**** Data provided ****

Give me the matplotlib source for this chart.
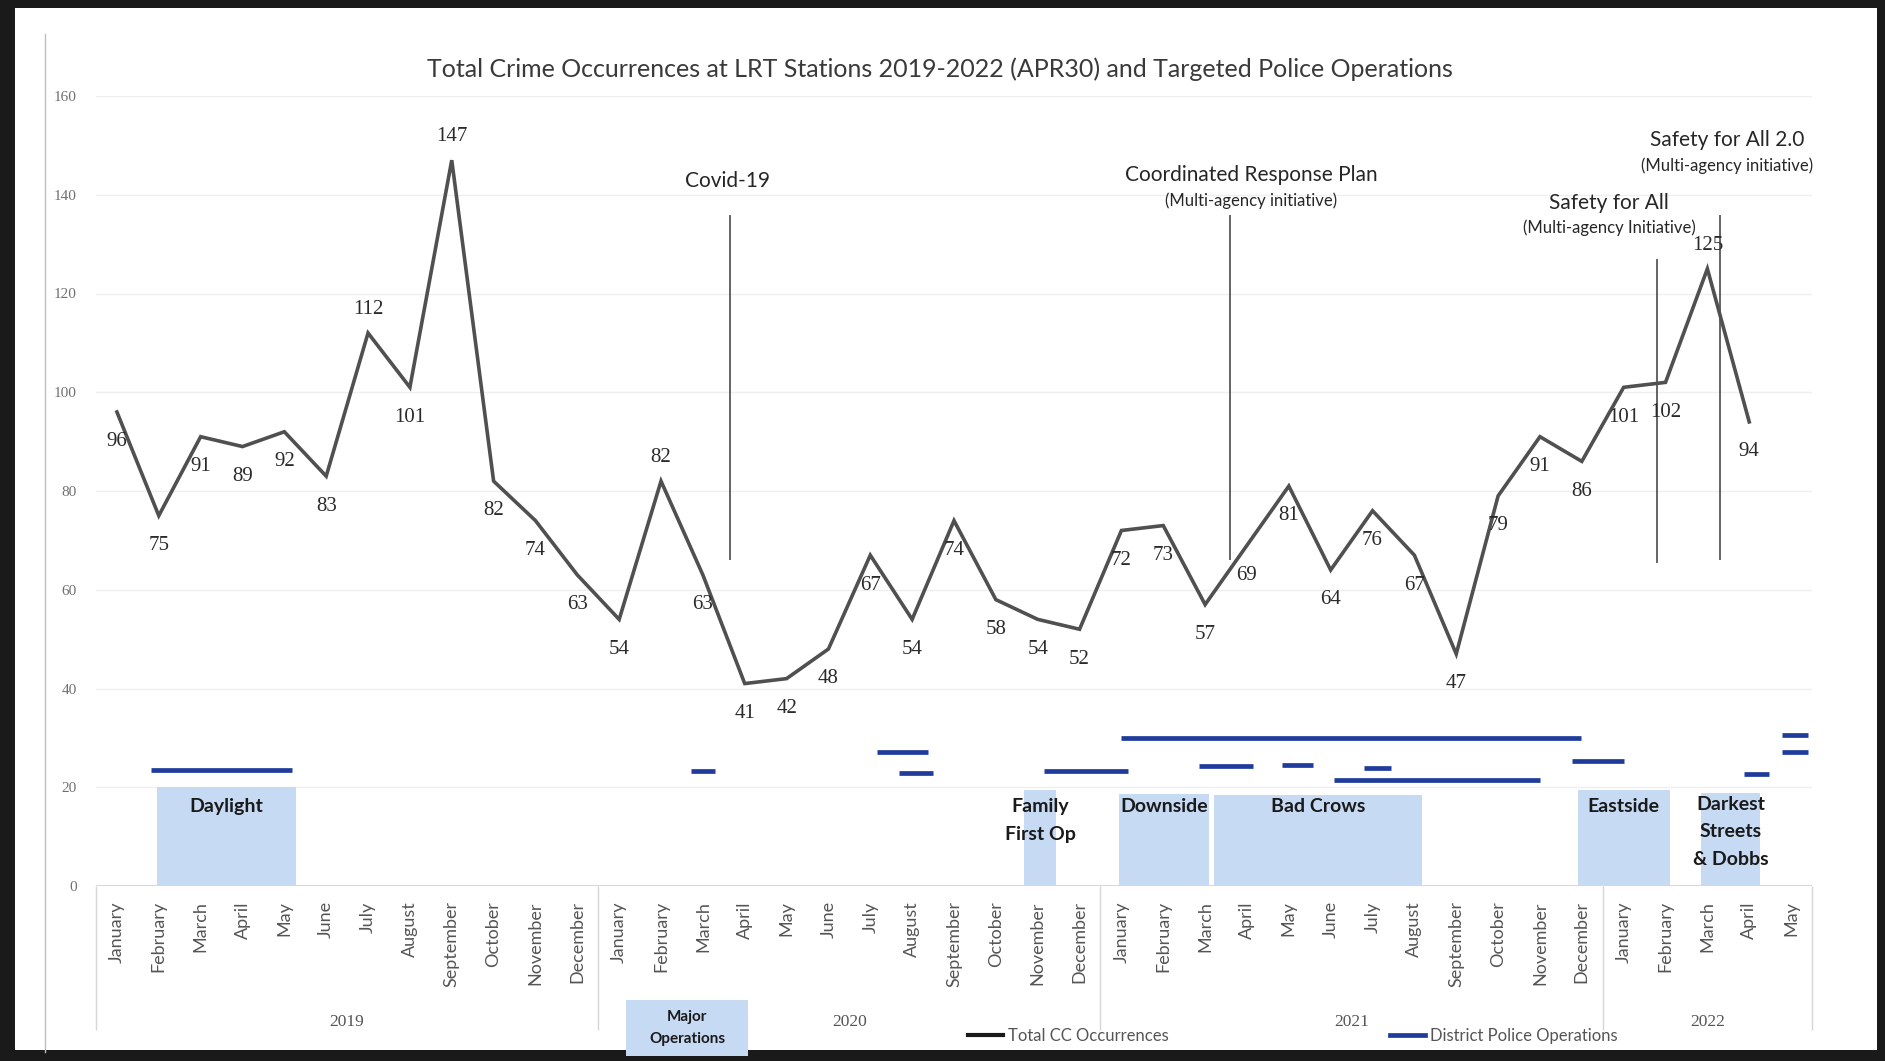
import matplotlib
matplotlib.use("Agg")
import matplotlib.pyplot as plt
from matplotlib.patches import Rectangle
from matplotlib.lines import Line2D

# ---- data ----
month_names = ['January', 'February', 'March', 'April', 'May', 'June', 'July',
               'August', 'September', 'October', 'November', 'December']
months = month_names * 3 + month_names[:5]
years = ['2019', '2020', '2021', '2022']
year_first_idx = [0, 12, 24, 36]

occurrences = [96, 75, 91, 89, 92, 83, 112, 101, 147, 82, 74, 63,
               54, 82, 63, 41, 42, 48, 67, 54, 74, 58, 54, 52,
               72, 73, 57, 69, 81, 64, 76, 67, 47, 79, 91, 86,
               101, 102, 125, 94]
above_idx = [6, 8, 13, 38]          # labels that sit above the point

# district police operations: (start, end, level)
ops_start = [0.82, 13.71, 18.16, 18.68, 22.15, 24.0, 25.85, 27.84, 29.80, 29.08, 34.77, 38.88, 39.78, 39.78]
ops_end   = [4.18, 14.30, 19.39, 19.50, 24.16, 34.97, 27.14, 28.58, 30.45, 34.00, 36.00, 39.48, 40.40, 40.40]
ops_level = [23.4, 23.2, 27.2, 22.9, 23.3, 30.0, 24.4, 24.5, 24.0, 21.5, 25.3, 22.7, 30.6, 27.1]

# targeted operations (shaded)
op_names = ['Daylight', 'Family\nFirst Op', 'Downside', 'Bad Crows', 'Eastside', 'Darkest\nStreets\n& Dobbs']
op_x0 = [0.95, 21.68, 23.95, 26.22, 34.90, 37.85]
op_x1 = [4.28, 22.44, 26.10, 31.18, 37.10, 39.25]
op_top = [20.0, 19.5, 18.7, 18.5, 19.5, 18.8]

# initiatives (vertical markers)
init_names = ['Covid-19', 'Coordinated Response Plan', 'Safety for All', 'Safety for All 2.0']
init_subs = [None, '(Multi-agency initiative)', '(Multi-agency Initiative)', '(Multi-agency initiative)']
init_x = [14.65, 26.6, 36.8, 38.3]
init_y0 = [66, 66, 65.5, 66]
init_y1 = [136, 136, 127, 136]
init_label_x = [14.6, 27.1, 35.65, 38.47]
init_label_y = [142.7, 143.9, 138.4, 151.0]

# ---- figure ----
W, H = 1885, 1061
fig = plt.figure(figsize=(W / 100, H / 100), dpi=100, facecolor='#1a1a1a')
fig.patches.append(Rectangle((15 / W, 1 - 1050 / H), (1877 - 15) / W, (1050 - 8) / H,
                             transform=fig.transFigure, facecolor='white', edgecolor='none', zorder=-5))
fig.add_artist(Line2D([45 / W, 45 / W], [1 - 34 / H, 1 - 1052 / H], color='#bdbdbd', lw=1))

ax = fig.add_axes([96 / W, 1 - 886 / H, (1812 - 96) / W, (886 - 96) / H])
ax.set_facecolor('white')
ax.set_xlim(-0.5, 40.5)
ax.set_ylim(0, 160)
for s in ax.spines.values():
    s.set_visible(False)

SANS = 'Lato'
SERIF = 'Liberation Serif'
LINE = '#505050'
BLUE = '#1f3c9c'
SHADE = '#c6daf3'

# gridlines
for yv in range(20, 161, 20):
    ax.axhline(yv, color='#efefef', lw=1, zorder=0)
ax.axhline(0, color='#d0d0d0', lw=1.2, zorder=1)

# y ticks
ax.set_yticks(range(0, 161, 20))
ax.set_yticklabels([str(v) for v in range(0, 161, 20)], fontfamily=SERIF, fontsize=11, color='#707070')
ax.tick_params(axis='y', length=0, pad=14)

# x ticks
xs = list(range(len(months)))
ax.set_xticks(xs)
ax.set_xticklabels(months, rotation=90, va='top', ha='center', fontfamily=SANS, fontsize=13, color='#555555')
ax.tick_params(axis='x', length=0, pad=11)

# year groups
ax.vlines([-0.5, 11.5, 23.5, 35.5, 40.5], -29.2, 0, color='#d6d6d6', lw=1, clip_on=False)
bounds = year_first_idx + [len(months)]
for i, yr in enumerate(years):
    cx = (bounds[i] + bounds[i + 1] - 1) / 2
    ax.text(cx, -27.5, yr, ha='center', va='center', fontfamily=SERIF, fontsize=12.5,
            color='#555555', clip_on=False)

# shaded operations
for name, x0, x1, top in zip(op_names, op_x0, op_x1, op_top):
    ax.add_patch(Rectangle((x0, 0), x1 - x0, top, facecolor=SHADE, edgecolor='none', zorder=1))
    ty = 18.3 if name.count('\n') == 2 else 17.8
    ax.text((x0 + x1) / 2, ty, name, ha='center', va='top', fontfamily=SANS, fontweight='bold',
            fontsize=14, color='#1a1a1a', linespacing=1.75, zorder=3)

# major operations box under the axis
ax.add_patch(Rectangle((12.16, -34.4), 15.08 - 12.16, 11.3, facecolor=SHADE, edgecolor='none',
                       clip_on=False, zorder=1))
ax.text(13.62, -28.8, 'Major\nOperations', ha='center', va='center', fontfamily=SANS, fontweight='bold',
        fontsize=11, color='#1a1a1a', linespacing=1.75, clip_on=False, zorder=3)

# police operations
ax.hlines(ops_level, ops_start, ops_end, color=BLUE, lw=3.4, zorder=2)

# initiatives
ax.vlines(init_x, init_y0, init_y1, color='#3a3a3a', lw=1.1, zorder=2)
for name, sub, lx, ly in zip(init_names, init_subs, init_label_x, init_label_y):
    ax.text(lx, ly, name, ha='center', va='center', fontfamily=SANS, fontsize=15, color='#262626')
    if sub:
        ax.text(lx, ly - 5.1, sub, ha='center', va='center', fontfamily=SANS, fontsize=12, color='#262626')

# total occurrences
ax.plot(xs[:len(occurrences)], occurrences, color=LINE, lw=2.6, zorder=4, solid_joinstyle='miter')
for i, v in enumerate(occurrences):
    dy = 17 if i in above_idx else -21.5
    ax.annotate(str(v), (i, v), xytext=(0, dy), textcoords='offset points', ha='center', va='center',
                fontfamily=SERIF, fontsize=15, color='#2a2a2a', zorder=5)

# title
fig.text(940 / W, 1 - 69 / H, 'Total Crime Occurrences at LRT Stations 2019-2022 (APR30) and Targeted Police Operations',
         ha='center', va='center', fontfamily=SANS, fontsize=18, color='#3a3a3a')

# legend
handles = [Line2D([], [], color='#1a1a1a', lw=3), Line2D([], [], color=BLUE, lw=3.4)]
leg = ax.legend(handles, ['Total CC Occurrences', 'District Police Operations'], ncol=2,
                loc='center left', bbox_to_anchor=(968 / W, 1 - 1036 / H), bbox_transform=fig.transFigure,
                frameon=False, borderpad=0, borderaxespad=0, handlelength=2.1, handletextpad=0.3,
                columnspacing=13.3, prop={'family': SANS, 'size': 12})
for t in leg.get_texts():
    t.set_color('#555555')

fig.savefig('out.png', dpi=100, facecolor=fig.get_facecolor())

****

_Given request:_ Using the data above, write out every line exactly, leaving the images behind.

_Solution:_
Give me the matplotlib source for this chart.
import matplotlib
matplotlib.use("Agg")
import matplotlib.pyplot as plt
from matplotlib.patches import Rectangle
from matplotlib.lines import Line2D

# ---- data ----
month_names = ['January', 'February', 'March', 'April', 'May', 'June', 'July',
               'August', 'September', 'October', 'November', 'December']
months = month_names * 3 + month_names[:5]
years = ['2019', '2020', '2021', '2022']
year_first_idx = [0, 12, 24, 36]

occurrences = [96, 75, 91, 89, 92, 83, 112, 101, 147, 82, 74, 63,
               54, 82, 63, 41, 42, 48, 67, 54, 74, 58, 54, 52,
               72, 73, 57, 69, 81, 64, 76, 67, 47, 79, 91, 86,
               101, 102, 125, 94]
above_idx = [6, 8, 13, 38]          # labels that sit above the point

# district police operations: (start, end, level)
ops_start = [0.82, 13.71, 18.16, 18.68, 22.15, 24.0, 25.85, 27.84, 29.80, 29.08, 34.77, 38.88, 39.78, 39.78]
ops_end   = [4.18, 14.30, 19.39, 19.50, 24.16, 34.97, 27.14, 28.58, 30.45, 34.00, 36.00, 39.48, 40.40, 40.40]
ops_level = [23.4, 23.2, 27.2, 22.9, 23.3, 30.0, 24.4, 24.5, 24.0, 21.5, 25.3, 22.7, 30.6, 27.1]

# targeted operations (shaded)
op_names = ['Daylight', 'Family\nFirst Op', 'Downside', 'Bad Crows', 'Eastside', 'Darkest\nStreets\n& Dobbs']
op_x0 = [0.95, 21.68, 23.95, 26.22, 34.90, 37.85]
op_x1 = [4.28, 22.44, 26.10, 31.18, 37.10, 39.25]
op_top = [20.0, 19.5, 18.7, 18.5, 19.5, 18.8]

# initiatives (vertical markers)
init_names = ['Covid-19', 'Coordinated Response Plan', 'Safety for All', 'Safety for All 2.0']
init_subs = [None, '(Multi-agency initiative)', '(Multi-agency Initiative)', '(Multi-agency initiative)']
init_x = [14.65, 26.6, 36.8, 38.3]
init_y0 = [66, 66, 65.5, 66]
init_y1 = [136, 136, 127, 136]
init_label_x = [14.6, 27.1, 35.65, 38.47]
init_label_y = [142.7, 143.9, 138.4, 151.0]

# ---- figure ----
W, H = 1885, 1061
fig = plt.figure(figsize=(W / 100, H / 100), dpi=100, facecolor='#1a1a1a')
fig.patches.append(Rectangle((15 / W, 1 - 1050 / H), (1877 - 15) / W, (1050 - 8) / H,
                             transform=fig.transFigure, facecolor='white', edgecolor='none', zorder=-5))
fig.add_artist(Line2D([45 / W, 45 / W], [1 - 34 / H, 1 - 1052 / H], color='#bdbdbd', lw=1))

ax = fig.add_axes([96 / W, 1 - 886 / H, (1812 - 96) / W, (886 - 96) / H])
ax.set_facecolor('white')
ax.set_xlim(-0.5, 40.5)
ax.set_ylim(0, 160)
for s in ax.spines.values():
    s.set_visible(False)

SANS = 'Lato'
SERIF = 'Liberation Serif'
LINE = '#505050'
BLUE = '#1f3c9c'
SHADE = '#c6daf3'

# gridlines
for yv in range(20, 161, 20):
    ax.axhline(yv, color='#efefef', lw=1, zorder=0)
ax.axhline(0, color='#d0d0d0', lw=1.2, zorder=1)

# y ticks
ax.set_yticks(range(0, 161, 20))
ax.set_yticklabels([str(v) for v in range(0, 161, 20)], fontfamily=SERIF, fontsize=11, color='#707070')
ax.tick_params(axis='y', length=0, pad=14)

# x ticks
xs = list(range(len(months)))
ax.set_xticks(xs)
ax.set_xticklabels(months, rotation=90, va='top', ha='center', fontfamily=SANS, fontsize=13, color='#555555')
ax.tick_params(axis='x', length=0, pad=11)

# year groups
ax.vlines([-0.5, 11.5, 23.5, 35.5, 40.5], -29.2, 0, color='#d6d6d6', lw=1, clip_on=False)
bounds = year_first_idx + [len(months)]
for i, yr in enumerate(years):
    cx = (bounds[i] + bounds[i + 1] - 1) / 2
    ax.text(cx, -27.5, yr, ha='center', va='center', fontfamily=SERIF, fontsize=12.5,
            color='#555555', clip_on=False)

# shaded operations
for name, x0, x1, top in zip(op_names, op_x0, op_x1, op_top):
    ax.add_patch(Rectangle((x0, 0), x1 - x0, top, facecolor=SHADE, edgecolor='none', zorder=1))
    ty = 18.3 if name.count('\n') == 2 else 17.8
    ax.text((x0 + x1) / 2, ty, name, ha='center', va='top', fontfamily=SANS, fontweight='bold',
            fontsize=14, color='#1a1a1a', linespacing=1.75, zorder=3)

# major operations box under the axis
ax.add_patch(Rectangle((12.16, -34.4), 15.08 - 12.16, 11.3, facecolor=SHADE, edgecolor='none',
                       clip_on=False, zorder=1))
ax.text(13.62, -28.8, 'Major\nOperations', ha='center', va='center', fontfamily=SANS, fontweight='bold',
        fontsize=11, color='#1a1a1a', linespacing=1.75, clip_on=False, zorder=3)

# police operations
ax.hlines(ops_level, ops_start, ops_end, color=BLUE, lw=3.4, zorder=2)

# initiatives
ax.vlines(init_x, init_y0, init_y1, color='#3a3a3a', lw=1.1, zorder=2)
for name, sub, lx, ly in zip(init_names, init_subs, init_label_x, init_label_y):
    ax.text(lx, ly, name, ha='center', va='center', fontfamily=SANS, fontsize=15, color='#262626')
    if sub:
        ax.text(lx, ly - 5.1, sub, ha='center', va='center', fontfamily=SANS, fontsize=12, color='#262626')

# total occurrences
ax.plot(xs[:len(occurrences)], occurrences, color=LINE, lw=2.6, zorder=4, solid_joinstyle='miter')
for i, v in enumerate(occurrences):
    dy = 17 if i in above_idx else -21.5
    ax.annotate(str(v), (i, v), xytext=(0, dy), textcoords='offset points', ha='center', va='center',
                fontfamily=SERIF, fontsize=15, color='#2a2a2a', zorder=5)

# title
fig.text(940 / W, 1 - 69 / H, 'Total Crime Occurrences at LRT Stations 2019-2022 (APR30) and Targeted Police Operations',
         ha='center', va='center', fontfamily=SANS, fontsize=18, color='#3a3a3a')

# legend
handles = [Line2D([], [], color='#1a1a1a', lw=3), Line2D([], [], color=BLUE, lw=3.4)]
leg = ax.legend(handles, ['Total CC Occurrences', 'District Police Operations'], ncol=2,
                loc='center left', bbox_to_anchor=(968 / W, 1 - 1036 / H), bbox_transform=fig.transFigure,
                frameon=False, borderpad=0, borderaxespad=0, handlelength=2.1, handletextpad=0.3,
                columnspacing=13.3, prop={'family': SANS, 'size': 12})
for t in leg.get_texts():
    t.set_color('#555555')

fig.savefig('out.png', dpi=100, facecolor=fig.get_facecolor())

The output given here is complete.